Compared to the wealthy, Professor Caplan finds, the poor
are “much more anti-gay. They’re much less opposed to restricting free speech
to fight terrorism.” Professor Caplan finds that while there are not very many
points of radical divergence in opinion between the affluent and the
non-affluent, in those instances where there is a marked disagreement, the
affluent are more likely to prevail.
Which is why Nancy Pelosi and Chuck Schumer are getting
ready to go to bat for tax cuts for the rich, their No. 1 domestic priority in
the post-Trump/post-McConnell future they believe will be arriving in January.
Green New Deal? Free false teeth for impoverished grandmas? Oh, pipe down,
peons! Bob Weinstein has bills to pay!
In a very amusing New
York Times column by two
Brookings nerds, Richard V. Reeves and Christopher Pulliam, the question is
raised:
The election is a referendum not
only on the moral failings of President Trump, Democrats argue, but on the
economic fissures of the new economy. It is a fight, Mr. Biden says, on behalf
of “the young people who have known only an America of rising inequity and
shrinking opportunity.”
Why on earth, then, are Democrats
fighting — and fighting hard — for a $137 billion tax cut for the richest
Americans? Mr. Biden, Nancy Pelosi and Charles Schumer don’t agree on
everything, but on this specific issue they speak with one voice: the $10,000
cap on deductions for state and local tax (better known as the SALT deduction)
must go.
Limiting the deductibility of state and local taxes
(SALT) amounted to a big tax increase on rich progressives in high-tax
jurisdictions such as New York City and San Francisco, the political homes of
Senator Schumer and Speaker Pelosi, respectively. For years, this provided the
limousine-liberal set with a much-needed economic palliative against the pain
of living under the rapacious and incompetent governments of New York,
California, New Jersey, Connecticut, etc. It was a
have-your-cake-and-eat-it-too arrangement: The grubby little miscreants in
Sacramento and Albany were happy with the jack, and the high-income
constituents they milk like a particularly docile if snappily dressed herd of
dairy cattle hardly felt any pain thanks to the federal tax analgesic.

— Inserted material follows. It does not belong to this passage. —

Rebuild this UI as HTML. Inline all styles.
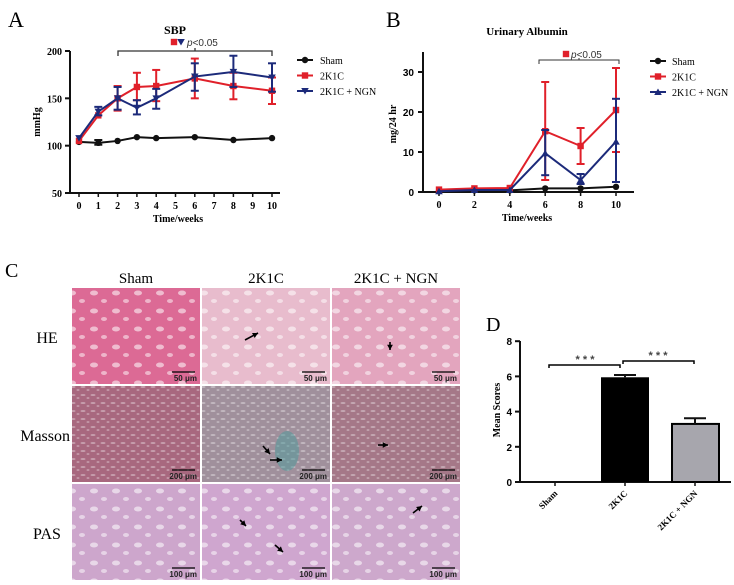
<!DOCTYPE html>
<html><head><meta charset="utf-8"><style>
body{margin:0;background:#fff;width:734px;height:585px;overflow:hidden}
svg{display:block}
text{font-family:"Liberation Serif",serif}
.b{font-weight:bold}
.s{font-family:"Liberation Sans",sans-serif}
</style></head><body>
<svg id="s" width="734" height="585" xmlns="http://www.w3.org/2000/svg">
<defs>
<pattern id="pw" width="22" height="18" patternUnits="userSpaceOnUse">
<ellipse cx="6" cy="5" rx="4" ry="2.5" fill="#fff" opacity="0.55"/>
<ellipse cx="16" cy="13" rx="3" ry="2" fill="#fff" opacity="0.5"/>
</pattern>
<pattern id="pm" width="10" height="8" patternUnits="userSpaceOnUse">
<ellipse cx="3" cy="3" rx="2.5" ry="1" fill="#fff" opacity="0.35"/>
<ellipse cx="8" cy="6" rx="1.5" ry="1" fill="#fff" opacity="0.3"/>
</pattern>
</defs>
<g id="g"></g>
</svg>
<script>
var o='';
function L(x1,y1,x2,y2,c,w){o+=`<line x1="${x1}" y1="${y1}" x2="${x2}" y2="${y2}" stroke="${c}" stroke-width="${w||1.5}"/>`;}
function T(x,y,t,sz,a,cl,c){o+=`<text x="${x}" y="${y}" font-size="${sz}" text-anchor="${a||'start'}" class="${cl||''}" fill="${c||'#000'}">${t}</text>`;}
function mk(x,y,t,c){if(t==0)o+=`<circle cx="${x}" cy="${y}" r="3.2" fill="${c}"/>`;else if(t==1)o+=`<rect x="${x-3.2}" y="${y-3.2}" width="6.4" height="6.4" fill="${c}"/>`;else if(t==2)o+=`<path d="M${x-3.8},${y-3} L${x+3.8},${y-3} L${x},${y+3.5}Z" fill="${c}"/>`;else o+=`<path d="M${x-3.8},${y+3} L${x+3.8},${y+3} L${x},${y-3.5}Z" fill="${c}"/>`;}
function ser(xs,ys,err,xf,yf,c,t){var p=xs.map((w,i)=>xf(w)+','+yf(ys[i])).join(' ');
 if(err)for(var k in err){var x=xf(+k),a=yf(err[k][0]),b=yf(err[k][1]);L(x,a,x,b,c,2);L(x-4,a,x+4,a,c,2);L(x-4,b,x+4,b,c,2);}
 o+=`<polyline points="${p}" fill="none" stroke="${c}" stroke-width="2"/>`;xs.forEach((w,i)=>mk(xf(w),yf(ys[i]),t,c));}
var R='#e0202a',N='#1c2a7a',K='#111';
// Panel A
T(8,27,'A',22);
var ax=w=>79+w*19.3, ay=v=>51+(200-v)*0.9467;
L(70,51,70,193,K,2);L(70,193,280,193,K,2);
[200,150,100,50].forEach(v=>{L(65,ay(v),70,ay(v),K,2);T(62,ay(v)+4,v,10,'end','b');});
for(var w=0;w<=10;w++){L(ax(w),193,ax(w),197,K,1.5);T(ax(w),209,w,10,'middle','b');}
T(178,222,'Time/weeks',10,'middle','b');
o+=`<text x="40" y="122" font-size="10" class="b" text-anchor="middle" transform="rotate(-90 40 122)">mmHg</text>`;
T(175,34,'SBP',12,'middle','b');
o+=`<path d="M118,56 V51 H272 V56 M195,51 V48" fill="none" stroke="#333" stroke-width="1.3"/>`;
mk(174,42,1,R);mk(181,42,2,N);T(187,46,'<tspan font-style="italic">p</tspan>&lt;0.05',10,'start','s','#333');
ser([0,1,2,3,4,6,8,10],[104,103,105,109,108,109,106,108],{1:[101,106]},ax,ay,K,0);
ser([0,1,2,3,4,6,8,10],[105,132,150,162,163,171,163,158],{2:[137,163],3:[148,177],4:[147,180],6:[150,192],8:[149,177],10:[144,172]},ax,ay,R,1);
ser([0,1,2,3,4,6,8,10],[108,136,150,140,150,173,178,172],{1:[132,141],2:[138,162],3:[133,148],4:[139,160],6:[158,187],8:[162,195],10:[157,187]},ax,ay,N,2);
[[0,K,'Sham'],[1,R,'2K1C'],[2,N,'2K1C + NGN']].forEach((e,i)=>{var y=60+i*15.5;L(297,y,313,y,e[1],2);mk(305,y,e[0],e[1]);T(320,y+4,e[2],10);});
// Panel B
T(386,27,'B',22);
var bx=w=>439+w*17.7, by=v=>192-v*4;
L(423,52,423,192,K,2);L(423,192,634,192,K,2);
[0,10,20,30].forEach(v=>{L(418,by(v),423,by(v),K,2);T(414,by(v)+4,v,10,'end','b s');});
[0,2,4,6,8,10].forEach(w=>{L(bx(w),192,bx(w),196,K,1.5);T(bx(w),208,w,10,'middle','b');});
T(527,221,'Time/weeks',10,'middle','b');
o+=`<text x="396" y="124" font-size="10" class="b" text-anchor="middle" transform="rotate(-90 396 124)">mg/24 hr</text>`;
T(527,35,'Urinary Albumin',11,'middle','b');
o+=`<path d="M539,64 V60 H619 V64 M579,60 V58" fill="none" stroke="#333" stroke-width="1"/>`;
mk(566,54,1,R);T(571,58,'<tspan font-style="italic">p</tspan>&lt;0.05',10,'start','s','#333');
ser([0,2,4,6,8,10],[0.2,0.4,0.4,0.9,0.9,1.3],null,bx,by,K,0);
ser([0,2,4,6,8,10],[0.6,0.9,1.0,15.2,11.5,20.5],{6:[3,27.5],8:[7,16],10:[10,31]},bx,by,R,1);
ser([0,2,4,6,8,10],[0.2,0.5,0.5,9.7,3,12.6],{6:[4.2,15.5],8:[2,4.5],10:[2.5,23.3]},bx,by,N,3);
[[0,K,'Sham'],[1,R,'2K1C'],[3,N,'2K1C + NGN']].forEach((e,i)=>{var y=61+i*15.5;L(650,y,666,y,e[1],2);mk(658,y,e[0],e[1]);T(672,y+4,e[2],10);});
// Panel C
T(5,277,'C',20);
var cols=[72,202,332],rows=[288,386,484];
['Sham','2K1C','2K1C + NGN'].forEach((t,i)=>T(cols[i]+64,283,t,15,'middle'));
['HE','Masson','PAS'].forEach((t,i)=>T(i==1?70:47,rows[i]+55,t,16,i==1?'end':'middle'));
var col=[['#dc6a95','#e8bccd','#e3a5be'],['#a8687f','#a0909c','#a57888'],['#cda6cc','#cfa6cf','#cda8cc']];
for(var r=0;r<3;r++)for(var c=0;c<3;c++){var x=cols[c],y=rows[r];
o+=`<rect x="${x}" y="${y}" width="128" height="96" fill="${col[r][c]}"/>`;
o+=`<rect x="${x}" y="${y}" width="128" height="96" fill="url(#${r==1?'pm':'pw'})"/>`;
if(r==1&&c==1)o+=`<ellipse cx="${x+85}" cy="${y+65}" rx="12" ry="20" fill="#4a9a9a" opacity="0.5"/>`;
L(x+100,y+84,x+123,y+84,'#000',1.2);T(x+125,y+93,['50 μm','200 μm','100 μm'][r],8,'end','b s','#222');}
// arrows
function ar(x1,y1,x2,y2){o+=`<line x1="${x1}" y1="${y1}" x2="${x2}" y2="${y2}" stroke="#000" stroke-width="1.6"/>`;var a=Math.atan2(y2-y1,x2-x1);o+=`<path d="M${x2},${y2} L${x2-6*Math.cos(a-0.5)},${y2-6*Math.sin(a-0.5)} L${x2-6*Math.cos(a+0.5)},${y2-6*Math.sin(a+0.5)}Z"/>`;}
ar(245,340,258,333);ar(390,342,390,350);ar(263,446,270,454);ar(270,460,282,460);ar(378,445,388,445);ar(240,520,246,526);ar(275,545,283,552);ar(413,513,422,506);
// Panel D
T(486,331,'D',20);
var dy=v=>482-v*17.6;
L(520,341,520,482,K,2);L(520,482,731,482,K,2);
[0,2,4,6,8].forEach(v=>{L(515,dy(v),520,dy(v),K,2);T(512,dy(v)+4,v,10,'end','b s');});
o+=`<text x="500" y="410" font-size="10" class="b" text-anchor="middle" transform="rotate(-90 500 410)">Mean Scores</text>`;
o+=`<rect x="601" y="${dy(5.95)}" width="48" height="${5.95*17.6}" fill="#000"/>`;
L(625,dy(5.95),625,dy(6.08),K,2);L(614,dy(6.08),636,dy(6.08),K,2);
o+=`<rect x="672" y="${dy(3.3)}" width="47" height="${3.3*17.6}" fill="#a7a6ad" stroke="#000" stroke-width="2"/>`;
L(695,dy(3.3),695,dy(3.62),K,2);L(684,dy(3.62),706,dy(3.62),K,2);
[555,625,695].forEach(x=>L(x,482,x,486,K,1.5));
o+=`<path d="M549,368 V365 H620 V368 M623,364 V361 H694 V364" fill="none" stroke="#000" stroke-width="1.5"/>`;
T(585,363,'* * *',11,'middle','b s','#444');T(658,359,'* * *',11,'middle','b s','#444');
[['Sham',555],['2K1C',625],['2K1C + NGN',695]].forEach(e=>o+=`<text x="${e[1]+3}" y="494" font-size="9" class="b" text-anchor="end" transform="rotate(-45 ${e[1]+3} 494)">${e[0]}</text>`);
document.getElementById('g').innerHTML=o;
</script>
</body></html>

With the SALT deduction severely limited, a lot of rich
Democrats took a hit. Some of them even packed up and left for more
plutocrat-friendly jurisdictions such as Florida, dumping assets in the
high-tax states: Bob Weinstein sold his Greenwich home, taking a 15 percent
haircut off the asking price, dumped his Upper West Side townhouse at no
profit, and sold his magnificent spread stretching across the 16th and 17th
floors at the Beresford. The Weinstein family has had problems bigger than
taxes in recent years, but they aren’t the only ones reducing their footprints
or entirely getting out of New York City and New York State, out of
Connecticut, out of New Jersey, and out of California.
This has been felt especially keenly in New York, which,
thanks to its own radically progressive tax code, relies on a tiny fraction of
its taxpayers to fund a large share of state and local government. As of 2016,
taxpayers earning more than $700,000 a year — the cutoff point for the hated 1
percent — were paying 43 percent of New York City income taxes and the majority
of New York State income taxes, according
to state data analyzed by the Empire Center. And some of those whales left
for Florida, Texas, Nevada, etc. Governor Andrew Cuomo warned that the lost
revenue from millionaire tax refugees might force cuts in state spending or —
angels and ministers of grace defend us! — higher taxes on the middle class.
But, as the Wall Street Journal put it, Governor Cuomo, like his
progressive colleagues around the country, did nothing to reform New York’s own
tax policies. Instead, he simply raged that the federal government’s unusually
intelligent decision to cease subsidizing these policies was “diabolical.” From
the Journal’s editorial board:
During his 2010 campaign, Mr. Cuomo
promised to let New York’s tax surcharge on millionaires expire. But he has
extended it again and again and now wants to renew it through 2024 because he
says the state needs the money. Meantime, he warns that a wealth exodus could
force spending cuts for education and higher taxes on middle-income earners.
All of this was inevitable, as we
and others warned. Yet rather than propose to make the state’s tax burden more
competitive, Mr. Cuomo rages against a tax reform that has helped the overall
U.S. economy, even in New York. Perhaps now that he’s found Art Laffer on the
road to Albany, he’ll think anew.
Properly understood, Schumer and Pelosi are not
responding to the demands of a tiny minority of high-income taxpayers — they
are responding to the demands of an even tinier minority of Democratic
governors and mayors: Governor Cuomo, Mayor Bill de Blasio, Gavin Newsom in
California, Mayor Eric Garcetti in Los Angeles, etc., along with federal
officeholders such as Senator
Kamala Harris, who depend upon those great overflowing slop buckets of
campaign cash coming out of Hollywood, Silicon Valley, and Wall Street.
Sometimes, a small minority deserves to prevail.
Sometimes, it’s just a bunch of champagne socialists trying to sneak out of
happy hour without paying their tabs.